= Goal =
Copy out every line in which the string "this" occurs.
=== Data for the task ===
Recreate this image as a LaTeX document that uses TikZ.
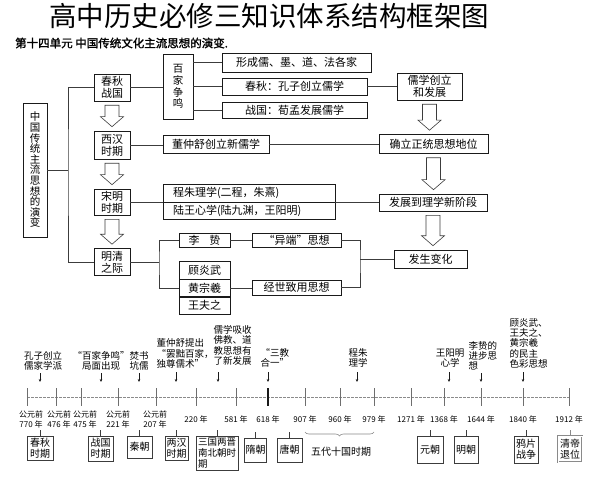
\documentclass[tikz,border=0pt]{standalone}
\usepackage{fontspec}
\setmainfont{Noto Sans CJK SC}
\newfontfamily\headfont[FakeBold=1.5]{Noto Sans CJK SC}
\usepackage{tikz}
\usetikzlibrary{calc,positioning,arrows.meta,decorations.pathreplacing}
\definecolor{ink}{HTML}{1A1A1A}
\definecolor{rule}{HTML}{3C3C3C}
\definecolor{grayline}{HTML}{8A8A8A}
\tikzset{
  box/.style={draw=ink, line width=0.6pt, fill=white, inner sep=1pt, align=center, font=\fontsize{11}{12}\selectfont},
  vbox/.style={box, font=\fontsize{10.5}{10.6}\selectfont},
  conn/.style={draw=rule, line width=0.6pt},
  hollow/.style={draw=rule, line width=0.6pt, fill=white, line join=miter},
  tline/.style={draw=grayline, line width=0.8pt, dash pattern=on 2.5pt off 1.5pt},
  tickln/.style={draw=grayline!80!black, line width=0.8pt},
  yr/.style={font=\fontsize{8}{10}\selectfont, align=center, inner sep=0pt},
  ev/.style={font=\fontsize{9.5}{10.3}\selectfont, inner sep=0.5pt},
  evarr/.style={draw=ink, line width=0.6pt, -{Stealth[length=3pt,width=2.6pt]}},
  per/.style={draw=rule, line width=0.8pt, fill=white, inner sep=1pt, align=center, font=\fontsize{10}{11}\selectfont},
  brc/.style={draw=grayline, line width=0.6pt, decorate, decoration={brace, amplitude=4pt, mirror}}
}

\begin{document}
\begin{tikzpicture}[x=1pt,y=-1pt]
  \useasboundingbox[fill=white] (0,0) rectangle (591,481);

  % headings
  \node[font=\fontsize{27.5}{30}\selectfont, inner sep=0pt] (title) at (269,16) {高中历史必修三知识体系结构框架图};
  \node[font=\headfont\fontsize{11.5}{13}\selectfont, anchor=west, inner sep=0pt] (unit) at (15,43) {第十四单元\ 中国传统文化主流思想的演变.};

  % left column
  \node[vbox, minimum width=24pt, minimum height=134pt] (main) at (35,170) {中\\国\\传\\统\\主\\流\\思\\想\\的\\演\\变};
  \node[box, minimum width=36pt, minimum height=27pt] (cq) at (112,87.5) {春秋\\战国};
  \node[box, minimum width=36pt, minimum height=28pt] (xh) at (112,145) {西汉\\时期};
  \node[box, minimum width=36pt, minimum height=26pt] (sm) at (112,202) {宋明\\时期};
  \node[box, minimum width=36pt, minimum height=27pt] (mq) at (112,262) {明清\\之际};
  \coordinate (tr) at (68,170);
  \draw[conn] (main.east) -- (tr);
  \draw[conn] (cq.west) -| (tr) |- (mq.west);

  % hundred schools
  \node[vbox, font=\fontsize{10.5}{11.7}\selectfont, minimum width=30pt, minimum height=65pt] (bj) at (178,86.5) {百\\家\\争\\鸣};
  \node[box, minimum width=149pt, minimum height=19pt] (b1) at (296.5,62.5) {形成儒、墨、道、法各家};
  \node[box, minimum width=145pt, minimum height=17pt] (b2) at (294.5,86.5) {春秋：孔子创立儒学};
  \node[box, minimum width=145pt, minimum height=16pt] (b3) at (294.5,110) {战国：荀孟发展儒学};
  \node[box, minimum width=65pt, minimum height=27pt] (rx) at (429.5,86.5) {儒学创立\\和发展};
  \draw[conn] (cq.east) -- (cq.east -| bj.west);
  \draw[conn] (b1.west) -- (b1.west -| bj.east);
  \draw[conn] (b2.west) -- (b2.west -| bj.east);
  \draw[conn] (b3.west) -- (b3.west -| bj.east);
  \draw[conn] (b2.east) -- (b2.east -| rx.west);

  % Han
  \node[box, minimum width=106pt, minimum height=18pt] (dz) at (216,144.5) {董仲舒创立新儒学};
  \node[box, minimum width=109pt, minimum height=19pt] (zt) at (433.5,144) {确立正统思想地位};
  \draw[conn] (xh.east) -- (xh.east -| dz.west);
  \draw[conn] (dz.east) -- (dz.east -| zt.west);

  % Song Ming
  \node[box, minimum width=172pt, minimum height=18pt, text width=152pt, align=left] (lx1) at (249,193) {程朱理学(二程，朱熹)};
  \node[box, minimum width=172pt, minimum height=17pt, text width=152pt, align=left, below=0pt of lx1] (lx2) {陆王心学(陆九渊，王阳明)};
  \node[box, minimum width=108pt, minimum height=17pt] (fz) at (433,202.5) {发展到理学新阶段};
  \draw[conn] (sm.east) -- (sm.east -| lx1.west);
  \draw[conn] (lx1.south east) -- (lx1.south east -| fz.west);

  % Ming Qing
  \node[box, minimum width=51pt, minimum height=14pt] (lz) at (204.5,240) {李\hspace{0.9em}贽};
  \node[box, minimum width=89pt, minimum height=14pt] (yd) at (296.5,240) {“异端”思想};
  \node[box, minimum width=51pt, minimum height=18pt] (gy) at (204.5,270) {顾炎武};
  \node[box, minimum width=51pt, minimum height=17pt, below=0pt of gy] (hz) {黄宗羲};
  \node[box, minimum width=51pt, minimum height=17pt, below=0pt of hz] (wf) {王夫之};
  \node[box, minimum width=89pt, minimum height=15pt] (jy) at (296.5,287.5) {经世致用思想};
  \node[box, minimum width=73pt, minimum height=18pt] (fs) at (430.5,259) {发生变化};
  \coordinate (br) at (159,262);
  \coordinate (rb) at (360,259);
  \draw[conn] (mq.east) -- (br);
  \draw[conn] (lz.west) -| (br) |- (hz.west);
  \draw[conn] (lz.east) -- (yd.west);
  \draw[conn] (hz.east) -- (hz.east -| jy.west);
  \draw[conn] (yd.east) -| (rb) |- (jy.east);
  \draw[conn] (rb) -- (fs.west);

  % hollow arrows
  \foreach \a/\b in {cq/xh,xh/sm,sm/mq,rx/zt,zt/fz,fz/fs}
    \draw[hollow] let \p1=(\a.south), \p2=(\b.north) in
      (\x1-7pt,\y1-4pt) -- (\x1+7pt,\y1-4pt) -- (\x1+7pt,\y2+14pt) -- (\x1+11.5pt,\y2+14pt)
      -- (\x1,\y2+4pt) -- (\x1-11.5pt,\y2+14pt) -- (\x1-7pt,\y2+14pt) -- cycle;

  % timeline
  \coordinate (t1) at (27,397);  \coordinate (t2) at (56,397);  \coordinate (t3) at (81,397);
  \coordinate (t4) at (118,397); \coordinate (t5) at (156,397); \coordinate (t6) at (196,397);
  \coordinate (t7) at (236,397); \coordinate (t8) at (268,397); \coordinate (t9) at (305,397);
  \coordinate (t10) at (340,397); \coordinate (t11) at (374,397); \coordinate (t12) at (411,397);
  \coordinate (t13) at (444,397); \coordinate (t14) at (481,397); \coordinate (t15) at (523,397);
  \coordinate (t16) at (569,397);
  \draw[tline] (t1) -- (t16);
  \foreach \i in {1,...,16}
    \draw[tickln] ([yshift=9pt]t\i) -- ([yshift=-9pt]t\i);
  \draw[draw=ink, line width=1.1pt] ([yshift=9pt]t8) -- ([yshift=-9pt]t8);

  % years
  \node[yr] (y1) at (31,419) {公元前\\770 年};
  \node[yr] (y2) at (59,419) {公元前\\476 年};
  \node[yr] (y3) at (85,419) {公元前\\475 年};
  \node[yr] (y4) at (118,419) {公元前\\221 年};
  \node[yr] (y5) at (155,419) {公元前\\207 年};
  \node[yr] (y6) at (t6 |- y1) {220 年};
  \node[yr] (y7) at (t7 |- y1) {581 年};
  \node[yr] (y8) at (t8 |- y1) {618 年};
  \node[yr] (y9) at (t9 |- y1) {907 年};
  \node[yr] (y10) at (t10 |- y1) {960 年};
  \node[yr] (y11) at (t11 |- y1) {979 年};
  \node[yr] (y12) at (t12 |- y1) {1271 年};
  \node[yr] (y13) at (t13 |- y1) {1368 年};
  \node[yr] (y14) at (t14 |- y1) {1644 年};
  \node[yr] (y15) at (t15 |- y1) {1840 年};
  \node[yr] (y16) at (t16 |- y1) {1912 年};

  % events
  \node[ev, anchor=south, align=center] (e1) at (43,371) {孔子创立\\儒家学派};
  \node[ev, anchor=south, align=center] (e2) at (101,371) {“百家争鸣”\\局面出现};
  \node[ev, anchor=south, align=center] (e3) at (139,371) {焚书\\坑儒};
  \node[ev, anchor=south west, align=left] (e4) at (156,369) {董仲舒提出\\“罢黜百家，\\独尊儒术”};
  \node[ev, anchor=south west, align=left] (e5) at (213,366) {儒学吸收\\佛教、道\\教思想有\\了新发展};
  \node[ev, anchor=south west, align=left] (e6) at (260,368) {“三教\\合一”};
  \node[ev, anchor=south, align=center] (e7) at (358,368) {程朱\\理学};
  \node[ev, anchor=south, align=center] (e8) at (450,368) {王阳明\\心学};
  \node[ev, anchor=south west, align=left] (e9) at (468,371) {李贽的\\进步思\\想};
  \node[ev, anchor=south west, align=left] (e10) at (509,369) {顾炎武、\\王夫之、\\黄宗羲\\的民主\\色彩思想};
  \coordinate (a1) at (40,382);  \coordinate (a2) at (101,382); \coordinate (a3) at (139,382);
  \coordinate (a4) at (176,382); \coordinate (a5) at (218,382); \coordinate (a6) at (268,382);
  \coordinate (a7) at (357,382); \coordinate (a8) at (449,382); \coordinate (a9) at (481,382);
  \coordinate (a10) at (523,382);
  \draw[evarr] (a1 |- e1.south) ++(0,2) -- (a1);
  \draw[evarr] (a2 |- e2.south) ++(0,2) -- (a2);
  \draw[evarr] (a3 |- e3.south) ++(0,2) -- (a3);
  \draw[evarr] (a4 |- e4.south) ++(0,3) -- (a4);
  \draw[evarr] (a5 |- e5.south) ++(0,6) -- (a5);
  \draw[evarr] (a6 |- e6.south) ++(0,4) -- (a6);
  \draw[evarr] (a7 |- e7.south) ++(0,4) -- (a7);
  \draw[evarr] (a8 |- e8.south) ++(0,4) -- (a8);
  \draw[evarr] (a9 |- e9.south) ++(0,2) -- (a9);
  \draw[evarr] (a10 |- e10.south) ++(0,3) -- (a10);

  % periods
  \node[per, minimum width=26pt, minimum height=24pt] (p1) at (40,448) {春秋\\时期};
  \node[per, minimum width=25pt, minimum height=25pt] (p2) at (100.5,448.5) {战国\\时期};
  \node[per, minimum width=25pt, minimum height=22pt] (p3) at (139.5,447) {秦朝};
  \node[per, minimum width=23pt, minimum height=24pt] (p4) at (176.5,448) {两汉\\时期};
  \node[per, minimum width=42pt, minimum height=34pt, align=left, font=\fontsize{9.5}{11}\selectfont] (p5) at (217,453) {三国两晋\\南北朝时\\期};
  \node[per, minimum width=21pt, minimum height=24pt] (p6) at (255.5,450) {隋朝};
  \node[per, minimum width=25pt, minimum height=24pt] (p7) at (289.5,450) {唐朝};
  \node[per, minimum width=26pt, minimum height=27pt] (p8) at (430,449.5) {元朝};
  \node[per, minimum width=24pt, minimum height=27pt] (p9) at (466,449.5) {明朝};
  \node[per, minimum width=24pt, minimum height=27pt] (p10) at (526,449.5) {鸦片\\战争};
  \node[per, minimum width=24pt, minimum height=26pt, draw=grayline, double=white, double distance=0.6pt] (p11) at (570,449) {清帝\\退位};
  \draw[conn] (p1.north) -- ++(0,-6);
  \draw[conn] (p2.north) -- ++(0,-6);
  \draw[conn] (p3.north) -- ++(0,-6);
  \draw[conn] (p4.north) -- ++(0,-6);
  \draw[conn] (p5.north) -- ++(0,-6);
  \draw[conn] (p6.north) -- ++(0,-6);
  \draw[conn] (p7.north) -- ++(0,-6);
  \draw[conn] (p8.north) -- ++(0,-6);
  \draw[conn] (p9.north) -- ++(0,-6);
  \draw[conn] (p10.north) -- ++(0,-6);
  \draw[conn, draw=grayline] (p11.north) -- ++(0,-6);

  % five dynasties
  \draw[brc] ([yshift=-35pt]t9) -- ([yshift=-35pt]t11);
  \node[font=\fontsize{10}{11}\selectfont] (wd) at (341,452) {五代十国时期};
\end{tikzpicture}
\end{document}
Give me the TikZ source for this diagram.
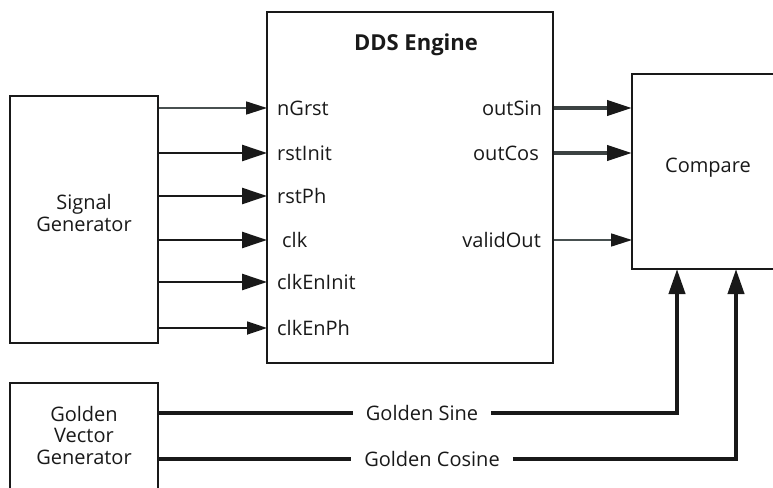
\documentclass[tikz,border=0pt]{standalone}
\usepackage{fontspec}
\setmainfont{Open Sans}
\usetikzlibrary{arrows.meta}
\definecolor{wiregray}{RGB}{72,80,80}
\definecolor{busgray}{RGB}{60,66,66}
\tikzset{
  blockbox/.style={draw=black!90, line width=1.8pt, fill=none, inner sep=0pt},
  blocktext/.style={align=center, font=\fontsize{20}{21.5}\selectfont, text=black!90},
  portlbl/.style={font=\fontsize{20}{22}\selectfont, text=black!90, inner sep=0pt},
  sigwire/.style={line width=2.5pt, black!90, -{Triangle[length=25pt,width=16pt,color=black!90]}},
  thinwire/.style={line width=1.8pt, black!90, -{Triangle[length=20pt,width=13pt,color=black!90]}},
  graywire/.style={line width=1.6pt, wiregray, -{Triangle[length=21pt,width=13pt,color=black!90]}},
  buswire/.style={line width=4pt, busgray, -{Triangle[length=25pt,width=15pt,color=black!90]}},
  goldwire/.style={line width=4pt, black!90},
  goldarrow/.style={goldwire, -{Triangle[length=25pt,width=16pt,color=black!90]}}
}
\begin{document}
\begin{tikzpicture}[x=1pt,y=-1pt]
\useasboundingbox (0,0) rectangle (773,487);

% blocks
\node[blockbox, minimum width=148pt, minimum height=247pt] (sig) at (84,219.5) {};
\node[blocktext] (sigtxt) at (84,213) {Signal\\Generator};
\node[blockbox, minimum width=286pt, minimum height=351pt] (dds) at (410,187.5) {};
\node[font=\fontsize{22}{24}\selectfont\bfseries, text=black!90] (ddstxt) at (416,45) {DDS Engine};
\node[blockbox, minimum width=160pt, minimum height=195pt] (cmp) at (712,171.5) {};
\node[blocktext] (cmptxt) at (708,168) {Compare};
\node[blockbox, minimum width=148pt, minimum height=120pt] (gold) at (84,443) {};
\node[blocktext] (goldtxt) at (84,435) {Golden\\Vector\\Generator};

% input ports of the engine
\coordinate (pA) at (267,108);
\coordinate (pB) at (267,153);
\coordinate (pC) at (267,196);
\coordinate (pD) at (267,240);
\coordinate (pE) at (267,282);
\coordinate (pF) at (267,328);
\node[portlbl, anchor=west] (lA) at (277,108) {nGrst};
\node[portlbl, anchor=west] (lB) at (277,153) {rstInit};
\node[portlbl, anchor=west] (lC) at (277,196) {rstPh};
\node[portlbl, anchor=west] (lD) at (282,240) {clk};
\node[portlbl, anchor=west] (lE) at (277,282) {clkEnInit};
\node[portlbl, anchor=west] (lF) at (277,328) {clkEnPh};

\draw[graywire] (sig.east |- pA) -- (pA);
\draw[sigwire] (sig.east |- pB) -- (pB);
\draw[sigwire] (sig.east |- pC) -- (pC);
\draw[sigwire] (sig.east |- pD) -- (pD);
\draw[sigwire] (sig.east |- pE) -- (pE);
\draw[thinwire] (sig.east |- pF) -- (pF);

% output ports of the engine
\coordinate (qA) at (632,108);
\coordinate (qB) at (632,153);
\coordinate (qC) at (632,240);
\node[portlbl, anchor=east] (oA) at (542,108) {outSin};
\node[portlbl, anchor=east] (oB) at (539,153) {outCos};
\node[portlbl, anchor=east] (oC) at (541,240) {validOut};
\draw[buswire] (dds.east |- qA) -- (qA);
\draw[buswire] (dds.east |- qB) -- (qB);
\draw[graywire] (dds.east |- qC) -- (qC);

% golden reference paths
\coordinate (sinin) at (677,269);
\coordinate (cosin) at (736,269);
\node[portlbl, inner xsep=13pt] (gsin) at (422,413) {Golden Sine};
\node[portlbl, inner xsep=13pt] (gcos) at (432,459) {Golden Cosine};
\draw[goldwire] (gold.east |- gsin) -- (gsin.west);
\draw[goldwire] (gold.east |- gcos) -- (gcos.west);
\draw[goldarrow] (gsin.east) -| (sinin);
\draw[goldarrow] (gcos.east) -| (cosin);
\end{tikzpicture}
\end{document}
===
= Task answer =
Recreate this image as a LaTeX document that uses TikZ.
Give me the TikZ source for this diagram.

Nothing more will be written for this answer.